La posible aplicación de indulgencia afecta a los tres acusados en libertad, Abdellah Chouaa, Hamza Attou y Ali Oulkadi, a los que Camille Hennetier accede a calificar de “auxiliares”. Les reconoce la atenuante de que respetan su control judicial y todos los días comparecen dócilmente en el juicio, a pesar de que para ellos es un quebradero de cabeza en todos los sentidos: residen en Bélgica, ya no pueden trabajar, tienen que ingeniárselas para sobrevivir en París prácticamente sin dinero. Los abogados de estos tres pueden confiar en sacarles del apuro, lo que quiere decir que podrían quedar en libertad. Ahora supongamos que soy un jurado. O un juez, porque no hay jurados en este proceso. Antes de que el tribunal se retire a deliberar, como lo hará dentro de dos semanas, me leen el artículo 353 du Code de Procédure pénale (el equivalente francés de la Ley de Enjuiciamiento Criminal): “La ley obliga a cada uno de los jurados y los jueces a que se interroguen en el silencio y el recogimiento, a buscar en la sinceridad de su conciencia qué impresión han producido en su razón los pruebas presentadas contra el acusado y los medios de su defensa. La ley les hace una única pregunta que encierra todo el alcance de sus deberes: ¿Tiene usted una convicción íntima?”. Sí, hoy tengo una. Es la de Camille Hennetier, Nicolas Braconnay y Nicolas Le Bris.

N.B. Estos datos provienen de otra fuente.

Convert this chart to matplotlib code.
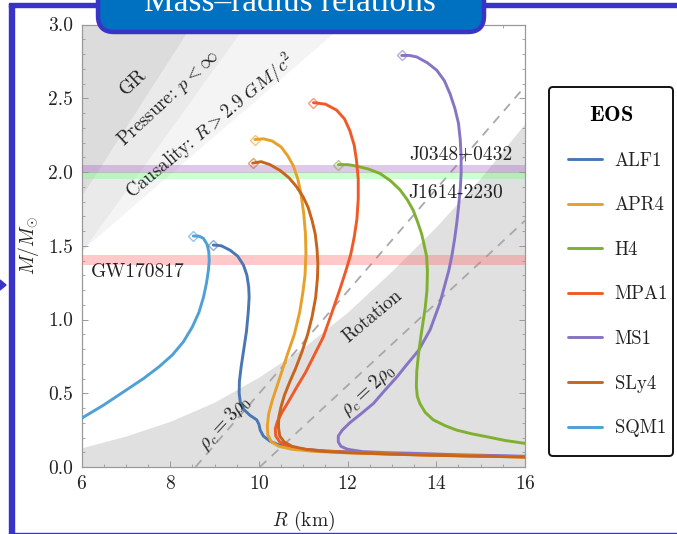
import matplotlib
matplotlib.use("Agg")
import matplotlib.pyplot as plt
import numpy as np
from matplotlib.patches import FancyBboxPatch, Rectangle, Polygon
from matplotlib.transforms import IdentityTransform
from matplotlib.ticker import MultipleLocator

plt.rcParams['font.family'] = 'serif'
plt.rcParams['font.serif'] = ['cmr10']
plt.rcParams['mathtext.fontset'] = 'cm'
plt.rcParams['axes.formatter.use_mathtext'] = True

# ---------------- data ----------------
eos_names = ["ALF1", "APR4", "H4", "MPA1", "MS1", "SLy4", "SQM1"]
eos_colors = ["#4a77b4", "#e8a02a", "#7fb030", "#f05a28", "#8774c4", "#c8641c", "#4ea0d6"]

alf1_R = [8.97, 9.15, 9.35, 9.52, 9.65, 9.73, 9.77, 9.78, 9.76, 9.72, 9.66, 9.60, 9.56, 9.555, 9.58, 9.66,
          9.80, 9.95, 10.0, 10.03, 10.10, 10.25, 10.45, 10.85, 11.5, 12.5, 13.5, 14.5, 16.0]
alf1_M = [1.505, 1.50, 1.47, 1.43, 1.37, 1.30, 1.22, 1.15, 1.05, 0.92, 0.80, 0.68, 0.58, 0.50, 0.44, 0.39,
          0.35, 0.32, 0.29, 0.25, 0.21, 0.175, 0.15, 0.125, 0.108, 0.096, 0.087, 0.079, 0.07]

apr4_R = [9.91, 10.1, 10.3, 10.5, 10.65, 10.78, 10.88, 10.95, 11.01, 11.05, 11.06, 11.04, 10.99, 10.92, 10.80,
          10.65, 10.52, 10.40, 10.30, 10.22, 10.19, 10.20, 10.28, 10.45, 10.75, 11.2, 12.0, 13.0, 14.0, 15.0, 16.0]
apr4_M = [2.22, 2.225, 2.21, 2.17, 2.11, 2.04, 1.95, 1.85, 1.72, 1.58, 1.45, 1.30, 1.18, 1.05, 0.90,
          0.77, 0.65, 0.54, 0.45, 0.36, 0.28, 0.22, 0.17, 0.14, 0.12, 0.107, 0.096, 0.087, 0.079, 0.073, 0.068]

h4_R = [11.79, 12.0, 12.2, 12.47, 12.73, 12.97, 13.18, 13.35, 13.48, 13.58, 13.67, 13.73, 13.78, 13.80, 13.79,
        13.75, 13.71, 13.65, 13.60, 13.56, 13.55, 13.57, 13.63, 13.75, 13.93, 14.2, 14.46, 14.8, 15.14, 15.55, 16.0]
h4_M = [2.05, 2.05, 2.04, 2.02, 1.99, 1.94, 1.88, 1.81, 1.74, 1.66, 1.58, 1.50, 1.43, 1.33, 1.20,
        1.08, 1.00, 0.88, 0.77, 0.65, 0.55, 0.48, 0.43, 0.37, 0.32, 0.28, 0.25, 0.225, 0.205, 0.18, 0.16]

mpa1_R = [11.23, 11.5, 11.75, 11.93, 12.05, 12.15, 12.20, 12.24, 12.24, 12.21, 12.15, 12.07, 11.95, 11.82, 11.65,
          11.45, 11.25, 11.05, 10.85, 10.68, 10.52, 10.42, 10.37, 10.38, 10.47, 10.65, 11.0, 11.5, 12.5, 13.5,
          14.5, 16.0]
mpa1_M = [2.47, 2.46, 2.42, 2.36, 2.28, 2.18, 2.08, 1.95, 1.82, 1.68, 1.56, 1.44, 1.32, 1.20, 1.05,
          0.88, 0.76, 0.64, 0.54, 0.45, 0.37, 0.31, 0.26, 0.21, 0.17, 0.14, 0.12, 0.108, 0.093, 0.084,
          0.077, 0.068]

ms1_R = [13.22, 13.4, 13.56, 13.8, 14.01, 14.18, 14.31, 14.42, 14.50, 14.54, 14.56, 14.56, 14.54, 14.50, 14.46,
         14.41, 14.35, 14.28, 14.18, 14.08, 13.97, 13.86, 13.73, 13.60, 13.35, 13.11, 12.84, 12.58, 12.30, 12.05,
         11.88, 11.79, 11.79, 11.85, 12.0, 12.35, 12.9, 13.48, 14.5, 16.0]
ms1_M = [2.79, 2.79, 2.78, 2.74, 2.69, 2.62, 2.53, 2.43, 2.33, 2.22, 2.10, 1.99, 1.88, 1.76, 1.65,
         1.54, 1.43, 1.33, 1.22, 1.11, 1.02, 0.93, 0.86, 0.79, 0.70, 0.61, 0.52, 0.43, 0.36, 0.30,
         0.25, 0.21, 0.17, 0.14, 0.12, 0.104, 0.097, 0.093, 0.083, 0.073]

sly4_R = [9.86, 10.05, 10.25, 10.48, 10.68, 10.85, 11.0, 11.11, 11.20, 11.27, 11.31, 11.33, 11.32, 11.28, 11.20,
          11.10, 10.97, 10.83, 10.70, 10.58, 10.50, 10.45, 10.44, 10.47, 10.57, 10.75, 11.05, 11.4, 12.0, 13.0,
          14.0, 15.0, 16.0]
sly4_M = [2.06, 2.07, 2.05, 2.01, 1.96, 1.90, 1.83, 1.76, 1.67, 1.58, 1.48, 1.38, 1.28, 1.15, 1.02,
          0.90, 0.78, 0.67, 0.58, 0.49, 0.41, 0.34, 0.27, 0.21, 0.17, 0.14, 0.12, 0.107, 0.097, 0.087,
          0.079, 0.073, 0.068]

sqm1_R = [8.52, 8.65, 8.75, 8.83, 8.87, 8.88, 8.86, 8.82, 8.75, 8.65, 8.50, 8.30, 8.05, 7.75, 7.40, 7.00, 6.50, 6.0]
sqm1_M = [1.566, 1.565, 1.55, 1.51, 1.46, 1.40, 1.33, 1.25, 1.15, 1.05, 0.95, 0.85, 0.76, 0.68, 0.60, 0.52, 0.42, 0.33]

curves_R = [alf1_R, apr4_R, h4_R, mpa1_R, ms1_R, sly4_R, sqm1_R]
curves_M = [alf1_M, apr4_M, h4_M, mpa1_M, ms1_M, sly4_M, sqm1_M]

# excluded-region edges (R, M)
gr_edge_R = [6.0, 8.5]
gr_edge_M = [1.83, 3.0]
pressure_edge_R = [6.0, 9.72]
pressure_edge_M = [1.45, 3.0]
causality_edge_R = [6.0, 11.9]
causality_edge_M = [1.47, 3.0]
rotation_R = [6, 7, 8, 9, 10, 11, 12, 13, 14, 15, 16]
rotation_M = [0.13, 0.21, 0.31, 0.44, 0.61, 0.81, 1.05, 1.33, 1.63, 1.96, 2.33]

# constant central density lines
rho3_R = [8.57, 16.0]
rho3_M = [0.0, 2.58]
rho2_R = [10.02, 16.0]
rho2_M = [0.0, 1.67]

# measured-mass bands (low, high)
j0348_band = (1.99, 2.05)
j1614_band = (1.95, 2.00)
gw_band = (1.37, 1.44)

xticks = [6, 8, 10, 12, 14, 16]
yticks = [0.0, 0.5, 1.0, 1.5, 2.0, 2.5, 3.0]

# ---------------- figure ----------------
W, H = 677, 534
fig = plt.figure(figsize=(W / 100, H / 100), dpi=100)
fig.patch.set_facecolor("white")

x0, x1, yt, yb = 81.5, 525.0, 24.5, 467.0
ax = fig.add_axes([x0 / W, 1 - yb / H, (x1 - x0) / W, (yb - yt) / H])
ax.set_xlim(6, 16)
ax.set_ylim(0, 3)

# excluded regions
ax.fill_between(causality_edge_R + [16], causality_edge_M + [3.0], 3.0, color="#f4f4f4", lw=0, zorder=1)
ax.fill([6] + pressure_edge_R, [3.0] + pressure_edge_M, color="#eaeaea", lw=0, zorder=1.1)
ax.fill([6] + gr_edge_R, [3.0] + gr_edge_M, color="#dcdcdc", lw=0, zorder=1.2)
ax.fill_between(rotation_R, 0, rotation_M, color="#e0e0e0", lw=0, zorder=1.3)

# density lines
ax.plot(rho3_R, rho3_M, color="#a8a8a8", lw=1.3, dashes=(5, 4), zorder=2)
ax.plot(rho2_R, rho2_M, color="#a8a8a8", lw=1.3, dashes=(5, 4), zorder=2)

# bands
ax.axhspan(*j1614_band, color=(0.45, 1.0, 0.45), alpha=0.35, lw=0, zorder=2.5)
ax.axhspan(*j0348_band, color=(0.62, 0.35, 0.72), alpha=0.32, lw=0, zorder=2.6)
ax.axhspan(*gw_band, color=(1.0, 0.4, 0.4), alpha=0.35, lw=0, zorder=2.6)

# curves
order = [6, 0, 4, 2, 3, 1, 5]
handles = {}
for i in order:
    ln, = ax.plot(curves_R[i], curves_M[i], color=eos_colors[i], lw=2.1, zorder=4 + 0.1 * order.index(i),
                  solid_joinstyle="round", solid_capstyle="round", label=eos_names[i])
    handles[i] = ln
    ax.plot(curves_R[i][0], curves_M[i][0], marker="D", ms=5, mfc="none", mec=eos_colors[i], mew=1.0,
            alpha=0.6, zorder=5)

# texts
ax.text(7.16, 2.61, "GR", rotation=43, ha="center", va="center", fontsize=14, color="#222222", zorder=6)
ax.text(7.95, 2.50, r"Pressure: $p < \infty$", rotation=43, ha="center", va="center", fontsize=13.5,
        color="#222222", zorder=6)
ax.text(8.9, 2.31, r"Causality: $R > 2.9\ GM/c^2$", rotation=40, ha="center", va="center", fontsize=13.5,
        color="#222222", zorder=6)
ax.text(6.22, 1.32, "GW170817", ha="left", va="center", fontsize=14, color="#222222", zorder=6)
ax.text(15.72, 2.12, "J0348+0432", ha="right", va="center", fontsize=14, color="#222222", zorder=6)
ax.text(15.5, 1.86, "J1614-2230", ha="right", va="center", fontsize=14, color="#222222", zorder=6)
ax.text(12.57, 1.02, "Rotation", rotation=40, ha="center", va="center", fontsize=13.5, color="#222222", zorder=6)
ax.text(12.47, 0.52, r"$\rho_c = 2\rho_0$", rotation=43, ha="center", va="center", fontsize=14,
        color="#222222", zorder=6)
ax.text(9.24, 0.30, r"$\rho_c = 3\rho_0$", rotation=47, ha="center", va="center", fontsize=14,
        color="#222222", zorder=6)

# axes styling
ax.set_xticks(xticks)
ax.set_yticks(yticks)
ax.set_yticklabels([f"{v:.1f}" for v in yticks])
ax.xaxis.set_minor_locator(MultipleLocator(0.5))
ax.yaxis.set_minor_locator(MultipleLocator(0.1))
ax.tick_params(which="both", direction="in", top=True, right=True, color="#999999", labelsize=14,
               labelcolor="#222222")
ax.tick_params(which="major", length=4.5, width=0.7, pad=6)
ax.tick_params(which="minor", length=2.2, width=0.6)
for s in ax.spines.values():
    s.set_color("#999999")
    s.set_linewidth(0.9)
ax.set_xlabel(r"$R$ (km)", fontsize=14, color="#222222", labelpad=11)
ax.set_ylabel(r"$M/M_{\odot}$", fontsize=14, color="#222222", labelpad=5)

# legend
leg = fig.legend([handles[i] for i in range(7)], eos_names, loc="upper left",
                 bbox_to_anchor=(549 / W, 1 - 87 / H, (673 - 549) / W, 0.0), mode="expand",
                 title=r"$\mathbf{EOS}$", title_fontsize=16, fontsize=13.5, frameon=True, fancybox=True,
                 edgecolor="#111111", framealpha=1, labelspacing=1.42, handlelength=1.8,
                 handletextpad=0.7, borderpad=1.0, borderaxespad=0)
leg.get_frame().set_linewidth(1.4)
for t in leg.get_texts():
    t.set_color("#222222")

# slide decorations (pixel coordinates)
idt = IdentityTransform()
blue_edge = "#3a33c8"
fig.patches.append(Rectangle((9, 0), 5, H - 4, transform=idt, color=blue_edge, zorder=10))
fig.patches.append(Rectangle((9, H - 7), W - 9, 4, transform=idt, color=blue_edge, zorder=10))
fig.patches.append(Rectangle((9, 0), W - 9, 1.5, transform=idt, color=blue_edge, zorder=10))
fig.patches.append(Polygon([(0, H - 280), (6, H - 285), (0, H - 290)], closed=True, transform=idt,
                           color=blue_edge, zorder=10))
box = FancyBboxPatch((98, H - 32), 386, 60, boxstyle="round,pad=0,rounding_size=16", transform=idt,
                     facecolor="#0070c0", edgecolor=blue_edge, lw=3.2, zorder=11)
fig.patches.append(box)
fig.text(290 / W, 1 - 3 / H, "Mass\u2013radius relations", ha="center", va="center", fontsize=24,
         color="white", family="Liberation Serif", zorder=12)

fig.savefig("out.png", dpi=100)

Tal como las han presentado, las pruebas contra los acusados han producido una gran impresión en mi razón. Si yo fuese jurado, aprobaría sus requerimientos. Pero la norma judicial francesa es que la defensa es la última que habla. Va a hablar durante dos semanas. Los cerca de treinta abogados que se sientan delante del banquillo son asimismo jóvenes y brillantes. Van a jugar todas sus cartas. Todo lo que me ha parecido evidente, irrefutable, a lo largo del requerimiento fiscal, va a perder su evidencia. Van a repasarlo todo, a triturarlo, van a analizar cada argumento de cargo y, si no a voltearlo, a minimizarlo, a contextualizarlo con mayor o menor buena fe para las necesidades de la defensa. La duda va a insinuarse, que como sabemos favorece al acusado, y me parece muy bien. No sé si este rasgo de carácter haría de mí un buen o un mal juez, pero soy fácil de convencer, comprendo fácilmente las razones ajenas, lo cual es a la vez una cualidad —falta de prejuicios— y un defecto, el riesgo de convertirme en una veleta que comparte siempre la opinión del último que ha hablado. Mi íntima convicción es fluctuante, indecisa. Así pues, una vez asimilado lo que me ha convencido del requerimiento fiscal —casi todo— me propongo observar lúcidamente cómo van a hacerme cambiar de criterio.
3. Extinción
Al principio de la tercera sesión de la fiscalía ha ocurrido algo extraño. Las luces cenitales de neón que iluminan la sala de repente han disminuido su potencia. No se han apagado del todo, no nos han sumido en la oscuridad, pero su intensidad se ha reducido por lo menos hasta la mitad. Alguien ha debido de pulsar el botón que no era. Al cabo de unos segundos la luz ha vuelto a ser normal, casi no hemos tenido tiempo para asustarnos. Casi no, pero casi no ya es casi: tuvimos miedo. Las partes civiles lo tuvieron. Los del Bataclan, que recordaban la luz lívida de la matanza, también tuvieron miedo. Por un instante creímos que... ¿La cortina se rasgaba de nuevo?